>> start DATASET EXCERPT

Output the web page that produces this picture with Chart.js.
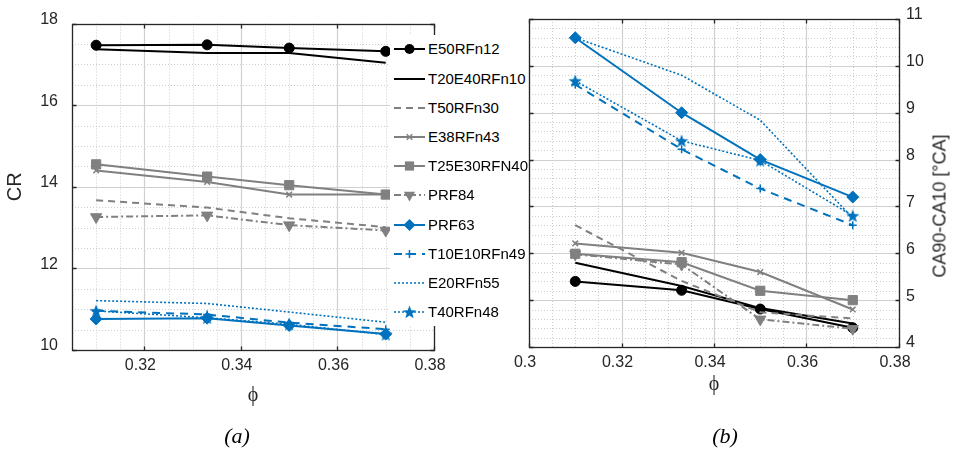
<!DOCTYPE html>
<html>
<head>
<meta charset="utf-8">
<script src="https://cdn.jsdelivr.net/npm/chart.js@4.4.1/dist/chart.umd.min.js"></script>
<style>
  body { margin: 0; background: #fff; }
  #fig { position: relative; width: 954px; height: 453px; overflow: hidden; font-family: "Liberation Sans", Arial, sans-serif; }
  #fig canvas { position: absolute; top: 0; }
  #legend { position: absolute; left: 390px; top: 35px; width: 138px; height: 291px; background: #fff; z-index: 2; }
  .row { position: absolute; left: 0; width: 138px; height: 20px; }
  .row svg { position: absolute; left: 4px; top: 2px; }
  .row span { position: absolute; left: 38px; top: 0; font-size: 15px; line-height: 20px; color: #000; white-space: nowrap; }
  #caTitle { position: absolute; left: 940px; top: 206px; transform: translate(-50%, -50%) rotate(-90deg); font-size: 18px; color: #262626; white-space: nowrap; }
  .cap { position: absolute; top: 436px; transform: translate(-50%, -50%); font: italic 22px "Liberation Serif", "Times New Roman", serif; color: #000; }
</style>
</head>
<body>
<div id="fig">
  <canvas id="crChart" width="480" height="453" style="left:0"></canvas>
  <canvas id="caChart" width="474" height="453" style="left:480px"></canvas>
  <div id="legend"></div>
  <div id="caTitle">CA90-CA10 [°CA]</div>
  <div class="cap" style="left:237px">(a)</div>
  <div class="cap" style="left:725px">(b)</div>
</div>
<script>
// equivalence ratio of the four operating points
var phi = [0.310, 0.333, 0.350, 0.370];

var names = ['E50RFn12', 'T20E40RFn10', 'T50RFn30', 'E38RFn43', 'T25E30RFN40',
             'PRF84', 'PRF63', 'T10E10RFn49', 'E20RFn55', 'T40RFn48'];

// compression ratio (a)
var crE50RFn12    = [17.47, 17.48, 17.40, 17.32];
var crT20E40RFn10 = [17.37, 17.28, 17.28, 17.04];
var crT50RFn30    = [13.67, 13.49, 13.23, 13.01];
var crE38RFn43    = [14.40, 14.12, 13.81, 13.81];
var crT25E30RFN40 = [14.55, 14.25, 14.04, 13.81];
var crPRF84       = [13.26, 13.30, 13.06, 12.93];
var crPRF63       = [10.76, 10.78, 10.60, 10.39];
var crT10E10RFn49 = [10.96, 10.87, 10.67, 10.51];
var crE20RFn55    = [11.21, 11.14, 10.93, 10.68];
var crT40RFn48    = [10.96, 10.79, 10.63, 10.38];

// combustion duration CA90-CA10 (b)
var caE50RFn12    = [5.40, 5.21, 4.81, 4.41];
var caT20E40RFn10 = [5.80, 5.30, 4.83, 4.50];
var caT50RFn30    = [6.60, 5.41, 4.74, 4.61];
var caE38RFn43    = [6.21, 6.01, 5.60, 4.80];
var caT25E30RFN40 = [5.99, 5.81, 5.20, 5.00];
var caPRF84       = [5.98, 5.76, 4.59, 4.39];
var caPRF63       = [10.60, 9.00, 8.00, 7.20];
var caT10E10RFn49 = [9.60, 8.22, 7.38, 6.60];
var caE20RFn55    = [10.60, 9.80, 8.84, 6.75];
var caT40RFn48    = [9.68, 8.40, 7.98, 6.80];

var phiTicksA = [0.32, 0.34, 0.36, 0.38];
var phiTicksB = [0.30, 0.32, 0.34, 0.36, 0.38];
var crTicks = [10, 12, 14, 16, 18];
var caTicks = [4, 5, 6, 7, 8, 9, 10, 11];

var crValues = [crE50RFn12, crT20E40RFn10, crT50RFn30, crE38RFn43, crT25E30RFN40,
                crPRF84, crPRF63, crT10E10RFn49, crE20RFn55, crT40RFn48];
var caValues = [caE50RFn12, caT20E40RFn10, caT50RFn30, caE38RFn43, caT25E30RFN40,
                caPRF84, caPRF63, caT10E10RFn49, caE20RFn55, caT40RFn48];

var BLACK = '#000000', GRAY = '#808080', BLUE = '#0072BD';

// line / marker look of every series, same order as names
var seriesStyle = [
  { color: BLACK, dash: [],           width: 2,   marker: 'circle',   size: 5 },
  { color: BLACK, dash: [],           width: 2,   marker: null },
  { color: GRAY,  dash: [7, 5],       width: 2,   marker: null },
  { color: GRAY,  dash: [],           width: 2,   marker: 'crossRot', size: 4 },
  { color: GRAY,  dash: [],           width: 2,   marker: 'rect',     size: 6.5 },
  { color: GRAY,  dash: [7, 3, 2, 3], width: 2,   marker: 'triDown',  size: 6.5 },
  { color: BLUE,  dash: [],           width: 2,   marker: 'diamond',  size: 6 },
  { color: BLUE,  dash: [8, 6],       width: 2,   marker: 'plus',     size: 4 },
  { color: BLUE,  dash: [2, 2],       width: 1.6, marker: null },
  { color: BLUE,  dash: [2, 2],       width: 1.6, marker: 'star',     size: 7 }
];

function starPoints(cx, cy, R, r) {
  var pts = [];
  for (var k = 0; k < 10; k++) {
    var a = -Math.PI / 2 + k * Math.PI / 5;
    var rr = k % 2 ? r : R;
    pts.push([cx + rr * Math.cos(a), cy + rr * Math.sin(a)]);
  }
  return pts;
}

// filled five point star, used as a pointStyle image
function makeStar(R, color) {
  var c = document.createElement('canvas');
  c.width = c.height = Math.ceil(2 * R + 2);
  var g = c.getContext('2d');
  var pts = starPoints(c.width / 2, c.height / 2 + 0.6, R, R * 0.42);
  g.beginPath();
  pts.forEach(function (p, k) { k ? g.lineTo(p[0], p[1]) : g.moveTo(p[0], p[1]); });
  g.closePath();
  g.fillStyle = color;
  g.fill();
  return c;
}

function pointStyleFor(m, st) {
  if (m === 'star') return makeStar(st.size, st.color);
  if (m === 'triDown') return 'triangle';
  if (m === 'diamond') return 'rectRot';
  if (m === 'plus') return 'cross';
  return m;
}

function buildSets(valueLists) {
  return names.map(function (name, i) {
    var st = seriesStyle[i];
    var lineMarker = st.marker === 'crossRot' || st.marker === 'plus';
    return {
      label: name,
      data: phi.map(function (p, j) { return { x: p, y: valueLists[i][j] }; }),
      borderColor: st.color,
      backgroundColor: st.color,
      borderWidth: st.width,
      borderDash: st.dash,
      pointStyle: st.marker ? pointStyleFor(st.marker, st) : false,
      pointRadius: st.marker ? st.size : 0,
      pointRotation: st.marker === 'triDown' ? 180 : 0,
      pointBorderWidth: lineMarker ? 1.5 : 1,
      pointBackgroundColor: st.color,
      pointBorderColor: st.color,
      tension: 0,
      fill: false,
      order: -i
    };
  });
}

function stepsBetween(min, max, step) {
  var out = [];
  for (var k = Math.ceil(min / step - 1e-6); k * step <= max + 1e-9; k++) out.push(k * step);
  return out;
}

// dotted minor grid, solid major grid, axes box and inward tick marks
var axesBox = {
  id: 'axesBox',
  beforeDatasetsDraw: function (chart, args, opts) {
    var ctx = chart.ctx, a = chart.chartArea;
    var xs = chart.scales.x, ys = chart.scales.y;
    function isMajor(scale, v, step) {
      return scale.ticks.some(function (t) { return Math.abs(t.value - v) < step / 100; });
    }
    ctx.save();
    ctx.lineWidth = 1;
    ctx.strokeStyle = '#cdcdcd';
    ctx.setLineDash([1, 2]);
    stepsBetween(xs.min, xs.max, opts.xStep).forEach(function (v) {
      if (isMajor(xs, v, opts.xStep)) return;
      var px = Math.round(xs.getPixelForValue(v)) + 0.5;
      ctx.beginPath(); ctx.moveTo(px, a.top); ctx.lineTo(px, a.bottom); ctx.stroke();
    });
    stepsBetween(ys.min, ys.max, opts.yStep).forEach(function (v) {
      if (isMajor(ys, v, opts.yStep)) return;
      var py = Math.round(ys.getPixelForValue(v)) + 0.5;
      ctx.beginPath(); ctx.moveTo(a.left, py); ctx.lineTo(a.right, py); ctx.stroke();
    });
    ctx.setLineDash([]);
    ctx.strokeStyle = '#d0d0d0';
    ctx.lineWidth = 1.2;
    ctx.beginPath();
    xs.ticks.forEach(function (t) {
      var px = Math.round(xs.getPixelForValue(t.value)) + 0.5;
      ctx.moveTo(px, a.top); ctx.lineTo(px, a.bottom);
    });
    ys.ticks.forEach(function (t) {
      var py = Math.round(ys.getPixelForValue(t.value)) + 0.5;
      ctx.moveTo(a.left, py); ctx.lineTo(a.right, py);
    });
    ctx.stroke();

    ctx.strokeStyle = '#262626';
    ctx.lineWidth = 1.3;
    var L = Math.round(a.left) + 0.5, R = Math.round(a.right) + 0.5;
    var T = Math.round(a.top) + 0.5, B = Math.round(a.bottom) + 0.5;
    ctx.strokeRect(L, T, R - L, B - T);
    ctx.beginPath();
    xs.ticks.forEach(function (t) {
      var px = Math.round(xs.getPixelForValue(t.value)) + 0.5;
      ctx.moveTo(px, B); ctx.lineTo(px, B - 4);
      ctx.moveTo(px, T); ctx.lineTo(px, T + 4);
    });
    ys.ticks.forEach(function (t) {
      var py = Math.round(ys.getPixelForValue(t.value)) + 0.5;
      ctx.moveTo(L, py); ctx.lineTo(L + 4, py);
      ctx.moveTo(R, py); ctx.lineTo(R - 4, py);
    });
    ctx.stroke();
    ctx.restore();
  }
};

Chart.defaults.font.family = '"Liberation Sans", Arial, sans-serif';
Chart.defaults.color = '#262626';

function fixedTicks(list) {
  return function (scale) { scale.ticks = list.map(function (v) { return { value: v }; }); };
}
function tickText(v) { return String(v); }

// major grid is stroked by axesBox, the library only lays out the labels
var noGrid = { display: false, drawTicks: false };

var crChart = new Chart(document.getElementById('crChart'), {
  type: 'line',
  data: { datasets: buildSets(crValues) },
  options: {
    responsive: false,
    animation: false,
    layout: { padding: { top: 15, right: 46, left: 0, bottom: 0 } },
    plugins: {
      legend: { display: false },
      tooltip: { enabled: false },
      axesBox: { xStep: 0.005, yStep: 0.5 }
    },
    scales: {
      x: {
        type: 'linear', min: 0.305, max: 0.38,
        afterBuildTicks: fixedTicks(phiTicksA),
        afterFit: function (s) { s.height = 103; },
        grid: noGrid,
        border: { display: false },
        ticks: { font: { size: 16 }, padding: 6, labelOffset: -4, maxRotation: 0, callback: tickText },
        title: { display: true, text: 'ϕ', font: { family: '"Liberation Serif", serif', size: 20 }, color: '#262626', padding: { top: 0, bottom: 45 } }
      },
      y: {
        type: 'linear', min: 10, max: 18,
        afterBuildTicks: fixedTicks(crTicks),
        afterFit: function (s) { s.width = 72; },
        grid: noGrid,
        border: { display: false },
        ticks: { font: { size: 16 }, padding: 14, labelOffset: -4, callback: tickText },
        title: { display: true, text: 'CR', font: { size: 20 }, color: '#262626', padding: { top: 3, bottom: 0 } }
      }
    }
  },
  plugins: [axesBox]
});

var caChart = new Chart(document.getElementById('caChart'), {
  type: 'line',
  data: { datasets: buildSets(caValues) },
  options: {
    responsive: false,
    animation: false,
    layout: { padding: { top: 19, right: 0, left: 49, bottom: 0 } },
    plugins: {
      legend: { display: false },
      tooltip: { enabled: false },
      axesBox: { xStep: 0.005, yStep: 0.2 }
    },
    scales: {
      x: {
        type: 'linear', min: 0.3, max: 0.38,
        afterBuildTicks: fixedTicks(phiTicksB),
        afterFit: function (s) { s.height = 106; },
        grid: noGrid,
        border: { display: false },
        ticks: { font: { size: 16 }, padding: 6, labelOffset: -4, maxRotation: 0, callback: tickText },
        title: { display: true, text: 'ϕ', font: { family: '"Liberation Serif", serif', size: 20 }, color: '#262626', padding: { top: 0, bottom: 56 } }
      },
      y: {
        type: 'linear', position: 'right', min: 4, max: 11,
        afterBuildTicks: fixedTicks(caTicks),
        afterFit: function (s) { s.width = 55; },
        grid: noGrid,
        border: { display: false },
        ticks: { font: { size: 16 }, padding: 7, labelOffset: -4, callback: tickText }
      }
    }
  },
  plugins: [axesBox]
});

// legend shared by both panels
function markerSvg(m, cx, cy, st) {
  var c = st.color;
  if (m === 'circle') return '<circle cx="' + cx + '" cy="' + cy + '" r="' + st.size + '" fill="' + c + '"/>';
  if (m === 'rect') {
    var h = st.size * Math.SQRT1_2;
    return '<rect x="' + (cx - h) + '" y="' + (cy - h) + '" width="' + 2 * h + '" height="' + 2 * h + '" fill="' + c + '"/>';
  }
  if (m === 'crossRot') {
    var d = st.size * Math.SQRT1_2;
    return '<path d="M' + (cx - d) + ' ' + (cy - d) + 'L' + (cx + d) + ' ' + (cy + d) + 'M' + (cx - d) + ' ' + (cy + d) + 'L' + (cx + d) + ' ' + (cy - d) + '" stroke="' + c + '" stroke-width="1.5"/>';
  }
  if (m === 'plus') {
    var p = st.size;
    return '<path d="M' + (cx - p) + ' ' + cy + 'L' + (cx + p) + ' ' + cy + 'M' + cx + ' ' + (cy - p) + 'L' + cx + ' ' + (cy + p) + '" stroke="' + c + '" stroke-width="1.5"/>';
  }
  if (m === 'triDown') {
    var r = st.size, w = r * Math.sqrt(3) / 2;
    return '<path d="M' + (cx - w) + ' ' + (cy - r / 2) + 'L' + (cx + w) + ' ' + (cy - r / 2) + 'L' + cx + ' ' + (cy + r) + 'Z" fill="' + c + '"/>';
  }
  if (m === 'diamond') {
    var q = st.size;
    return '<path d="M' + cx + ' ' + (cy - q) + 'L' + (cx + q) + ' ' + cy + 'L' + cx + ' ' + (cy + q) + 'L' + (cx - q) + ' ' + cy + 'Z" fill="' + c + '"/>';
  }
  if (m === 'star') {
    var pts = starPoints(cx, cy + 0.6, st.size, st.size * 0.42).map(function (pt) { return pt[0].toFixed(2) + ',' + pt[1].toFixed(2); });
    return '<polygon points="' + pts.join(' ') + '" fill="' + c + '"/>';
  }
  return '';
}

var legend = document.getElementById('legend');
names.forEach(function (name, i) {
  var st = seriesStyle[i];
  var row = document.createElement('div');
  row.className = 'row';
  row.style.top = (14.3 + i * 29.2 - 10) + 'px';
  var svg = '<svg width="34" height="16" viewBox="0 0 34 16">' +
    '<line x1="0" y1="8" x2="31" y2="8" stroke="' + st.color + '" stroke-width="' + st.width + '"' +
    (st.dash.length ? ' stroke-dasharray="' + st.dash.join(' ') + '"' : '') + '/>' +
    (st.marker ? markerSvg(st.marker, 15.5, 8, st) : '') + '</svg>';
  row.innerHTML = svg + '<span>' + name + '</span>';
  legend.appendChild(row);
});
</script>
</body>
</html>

>> end DATASET EXCERPT

TASK PROMPT: Starting at the top of the listing above, please restate word for word each line up to and including the one that holds "10.79, 10.63, 10.38];", omitting every image.

TASK SOLUTION:
Output the web page that produces this picture with Chart.js.
<!DOCTYPE html>
<html>
<head>
<meta charset="utf-8">
<script src="https://cdn.jsdelivr.net/npm/chart.js@4.4.1/dist/chart.umd.min.js"></script>
<style>
  body { margin: 0; background: #fff; }
  #fig { position: relative; width: 954px; height: 453px; overflow: hidden; font-family: "Liberation Sans", Arial, sans-serif; }
  #fig canvas { position: absolute; top: 0; }
  #legend { position: absolute; left: 390px; top: 35px; width: 138px; height: 291px; background: #fff; z-index: 2; }
  .row { position: absolute; left: 0; width: 138px; height: 20px; }
  .row svg { position: absolute; left: 4px; top: 2px; }
  .row span { position: absolute; left: 38px; top: 0; font-size: 15px; line-height: 20px; color: #000; white-space: nowrap; }
  #caTitle { position: absolute; left: 940px; top: 206px; transform: translate(-50%, -50%) rotate(-90deg); font-size: 18px; color: #262626; white-space: nowrap; }
  .cap { position: absolute; top: 436px; transform: translate(-50%, -50%); font: italic 22px "Liberation Serif", "Times New Roman", serif; color: #000; }
</style>
</head>
<body>
<div id="fig">
  <canvas id="crChart" width="480" height="453" style="left:0"></canvas>
  <canvas id="caChart" width="474" height="453" style="left:480px"></canvas>
  <div id="legend"></div>
  <div id="caTitle">CA90-CA10 [°CA]</div>
  <div class="cap" style="left:237px">(a)</div>
  <div class="cap" style="left:725px">(b)</div>
</div>
<script>
// equivalence ratio of the four operating points
var phi = [0.310, 0.333, 0.350, 0.370];

var names = ['E50RFn12', 'T20E40RFn10', 'T50RFn30', 'E38RFn43', 'T25E30RFN40',
             'PRF84', 'PRF63', 'T10E10RFn49', 'E20RFn55', 'T40RFn48'];

// compression ratio (a)
var crE50RFn12    = [17.47, 17.48, 17.40, 17.32];
var crT20E40RFn10 = [17.37, 17.28, 17.28, 17.04];
var crT50RFn30    = [13.67, 13.49, 13.23, 13.01];
var crE38RFn43    = [14.40, 14.12, 13.81, 13.81];
var crT25E30RFN40 = [14.55, 14.25, 14.04, 13.81];
var crPRF84       = [13.26, 13.30, 13.06, 12.93];
var crPRF63       = [10.76, 10.78, 10.60, 10.39];
var crT10E10RFn49 = [10.96, 10.87, 10.67, 10.51];
var crE20RFn55    = [11.21, 11.14, 10.93, 10.68];
var crT40RFn48    = [10.96, 10.79, 10.63, 10.38];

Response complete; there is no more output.